Showing posts with label The Implicate Order. Show all posts
Showing posts with label The Implicate Order. Show all posts

Thursday, 24 April 2008

Goethe's "Time Slip"

Jesamyn's question to Ron after his posting A STRANGE EVENT has stimulated me to post the strange event experienced by Johann Wolfgang Von Goethe. Goethe described the event in his autobiography Poetry & Truth (part 3, book 11). He wrote:

'I was riding on the footpath towards Drusenheim, and there one of the strangest presentments occurred to me. I saw myself coming to meet myself on the same road on horseback, but in clothes such as I had never worn. They were light grey mixed with gold. As soon as I had aroused myself from the daydream the vision disappeared. Strange however, it is that eight years later I found myself on the identical spot, intending to visit Frederika once more, and in the same clothes which I had seen in my vision, and which I now wore, not from choice but by accident.'

Let us review this whole event in the light of the information we now have. Goethe sees himself as he will be in eight years time. In my opinion this incident implies that Bohm’s concept of enfoldment, Herman Weyl’s explanation of Minkowski’s spacetime and my theory of a three-dimensional life projection may be correct. As far as my theory is concerned this incident is a simple programming error. For a second Goethe slips out of his ‘review’ and perceives an event that to him is yet to happen but within the timeless zone of the life review has concurrent existence. As regards Bohm’s theory incidents like this are bound to occur as areas of enfolded reality touch upon each other.

Another explanation could be found within Everett’s Many Worlds Interpretation. Goethe and his double inhabited parallel universes that just happened to overlap at that point. However for Goethe this explanation would have been totally unnecessary because within his philosophy this was not his first time living his life, he believed he had followed the same life course many times before. In 1813 he attended the funeral of the fellow writer and philosopher Christoph Martin Wieland. The death of this much-respected man stimulated a fellow mourner, Johannes Falk to ask Goethe where he thought Wieland’s soul could be found. After some reflection the great man embarked upon a lengthy and detailed reply. During the course of this Goethe made the following interesting statement:

I am certain that I have been here as I am now a thousand times before, and hope to return a thousand times. As such Goethe would not at all be surprised in meeting his own future self because, as he says, he has been through his life many times and as such has become more subconsciously aware of what is really happening to him.


Tuesday, 18 March 2008

Deja Vu and getting older.

I responded with a comment made by Dreamer with regard to my posting two days ago. On completing it I thought that it was probably useful to place it as a full posting as well as a comment. Dreamer made the observation that as we get older, the incidence of deja vu experiences become less and less. Dreamer's observation is supported by a good deal of empirical research on the subject. I presented an Itladian suggestion as to why this may be.

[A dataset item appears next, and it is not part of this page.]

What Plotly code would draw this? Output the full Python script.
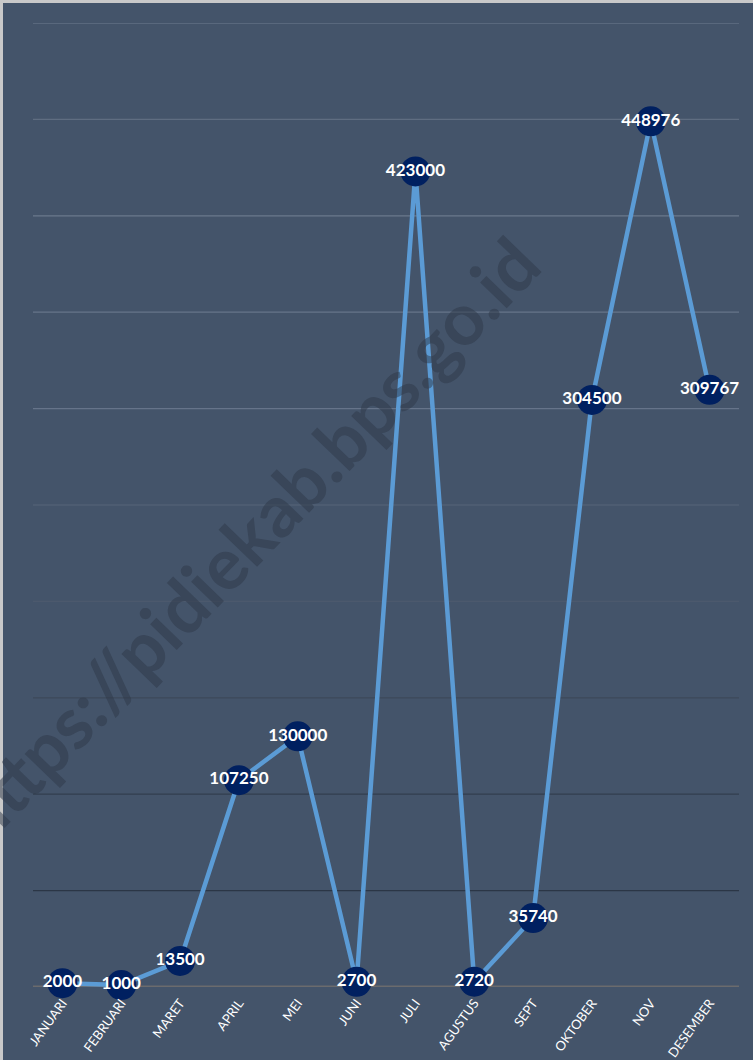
import plotly.graph_objects as go

months = ["JANUARI", "FEBRUARI", "MARET", "APRIL", "MEI", "JUNI",
          "JULI", "AGUSTUS", "SEPT", "OKTOBER", "NOV", "DESEMBER"]
values = [2000, 1000, 13500, 107250, 130000, 2700,
          423000, 2720, 35740, 304500, 448976, 309767]
grid_values = [50000, 100000, 150000, 200000, 250000,
               300000, 350000, 400000, 450000, 500000]
grid_colors = ["#2b3646", "#323e4f", "#3c485a", "#4c596d", "#566478",
               "#66748a", "#66748a", "#6a788c", "#5f6d81", "#6e7c90"]
watermark = "https://pidiekab.bps.go.id"

W, H = 753, 1060
L, R, T, B = 33, 14, 23, 73

fig = go.Figure()
fig.add_trace(go.Scatter(
    x=months, y=values,
    mode="lines+markers+text",
    line=dict(color="#5b9bd5", width=4.5),
    marker=dict(size=30, color="#002060", line=dict(width=0)),
    text=[str(v) for v in values],
    textposition="middle center",
    textfont=dict(family="Lato", size=17, color="white", weight="bold"),
    cliponaxis=False,
    showlegend=False,
))

# gridlines with slightly varying shades
for gv, gc in zip(grid_values, grid_colors):
    fig.add_shape(type="line", xref="paper", yref="y", x0=0, x1=1, y0=gv, y1=gv,
                  line=dict(color=gc, width=1.2), layer="below")
# baseline
fig.add_shape(type="line", xref="paper", yref="y", x0=0, x1=1, y0=0, y1=0,
              line=dict(color="#6b6b6d", width=3), layer="below")

# outer light border (top and left)
pw, ph = W - L - R, H - T - B
fig.add_shape(type="line", xref="paper", yref="paper",
              x0=-(L - 1.5) / pw, x1=-(L - 1.5) / pw, y0=-B / ph, y1=1 + T / ph,
              line=dict(color="#c9c9c9", width=3))
fig.add_shape(type="line", xref="paper", yref="paper",
              x0=-L / pw, x1=1 + R / pw, y0=1 + (T - 1.5) / ph, y1=1 + (T - 1.5) / ph,
              line=dict(color="#c9c9c9", width=3))

fig.add_annotation(
    text=watermark, xref="paper", yref="paper", x=0.3, y=0.465,
    xanchor="center", yanchor="middle",
    showarrow=False, textangle=-46,
    font=dict(family="Lato", size=72, color="rgba(45,56,72,0.5)", weight="bold"),
)

fig.update_layout(
    width=W, height=H,
    margin=dict(l=L, r=R, t=T, b=B),
    paper_bgcolor="#44546a",
    plot_bgcolor="#44546a",
    xaxis=dict(range=[-0.5, 11.5], showgrid=False, zeroline=False, showline=False,
               tickangle=-54, ticks="", automargin=False, ticklabelstandoff=5,
               tickfont=dict(family="Lato", size=13, color="white")),
    yaxis=dict(range=[0, 500000], showgrid=False, zeroline=False, showline=False,
               showticklabels=False, ticks="", automargin=False),
)

fig.write_html("out.html", config={"displayModeBar": False},
               post_script="document.body.style.margin='0';")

If the pure memory argument is to work (i.e. that these circumstances subconsciously remind me of a similar set of circumstances encountererd earlier in my life) is to hold water then surely the more life experiences we have (i.e. getting older) the more these coincidences should take place. The evidence suggests the opposite. I propose that there are two CTF reasons for this:

1. As we get older our ability to recall memories (engrams) of our previous 'life-run' fade. In our early years they are still there just below the surface of conscious awareness. As such they can regularly surface into eidolonic consciousness. With time these memories fall deeper into daemonic consciousness and thus are not so accessible to 'unbidden eidolonic recall'.

2. As we get older it is more likely that we will experience a Daemonic Mutation. By this I mean an intervention by our Daemon that brings about a change that takes us off the path of our Bohmian IMAX and trajects is into the Bohmain IMAX of another version of ourselves - the one that followed the path after the intervention. For example a daemonically induced precognitive dream is heeded and the subject does not catch a particular airline flight. Last time the subject was killed when the plane crashed. This time they avoid death. From that moment on the 'plot' or 'script' of that person's Bohmian IMAX has been changed totally. As such they (and their Daemon) will have no memories to recall because it is all new experience. As such Deja vu's will also cease.

So it is not at all surprising that as we get older deja vu's happen less and less. However I am becoming very interested in the theories that suggest that there is a 'Consciousness Field' (suggested by Laszlo, Halliday and McTaggart among others). It may be that some post-Daemonic Mutation deja vu experiences could be facilitated by memories not contained within daemonic consciousness but within 'The Field' - what Eugene Halliday termed Reflexive Self-Consciousness and a similar concept, The Akashic Record. For me these are both potential elements of David Bohm's Implicate Order and compliment CTF.